President Obama has proposed yet another spending program to goose the floundering economy, but this time the spending will be accompanied by tax breaks for business. The proposal has three components:
Spending: $50 billion in infrastructure spending that would pay for “150,000 miles of refurbished roads, 4,000 miles of high-speed rail and 150 miles of airport runway, along with advances in air-traffic control technology.”
Tax deductions: businesses would write off capital expenditures immediately instead of claiming depreciation deductions, i.e., spreading them over three to twenty years under current law.
Tax credits: businesses would claim increased tax credits for research and experimentation expenditures.
Comments:
These measures, even if enacted by this Congress, will take years to boost the economy. They won’t budge the unemployment rate of 9.6 percent in 2010 and help Democrats up for election in November.
If the economy does improve by 2012, President Obama will point to this proposal as justification for his re-election. It’s designed to help him, not members of his party.

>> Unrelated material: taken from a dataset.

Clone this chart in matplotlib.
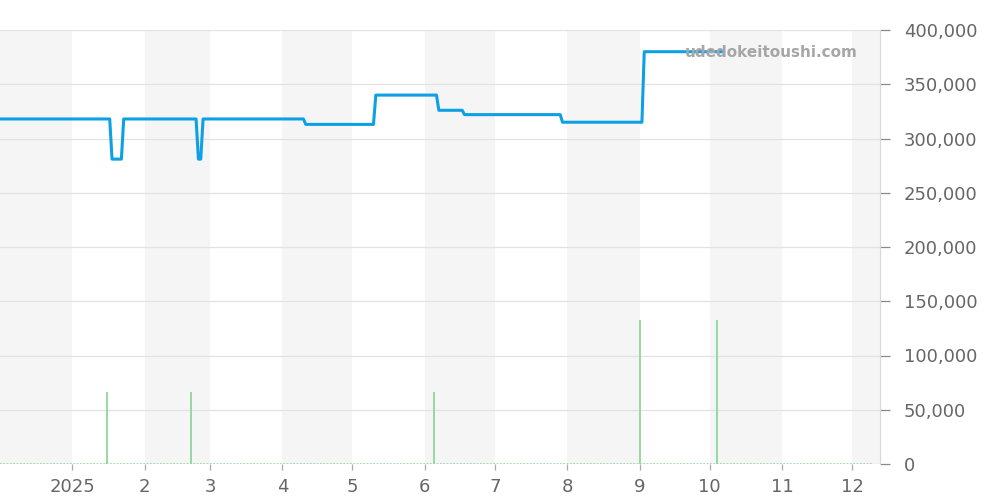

To the extent a business can expand by investing in machines rather than people, increasing equipment tax breaks will hurt, not help jobs. If it becomes relatively cheaper, a business will substitute capital for labor at the margin.
History repeating: the 1970’s tax code had high tax rates, partially offset by incentives to lower both the cost of labor (job tax credit, lower marginal rate on earned vs “unearned” income) and cost of capital (investment tax credit, accelerated depreciation). The 1980’s promulgated the idea that business and individuals would better expand in an environment of lower tax rates and lower complexity (fewer specific tax breaks, i.e., let the tax code be neutral so that each business can decide its own mix of equipment and labor).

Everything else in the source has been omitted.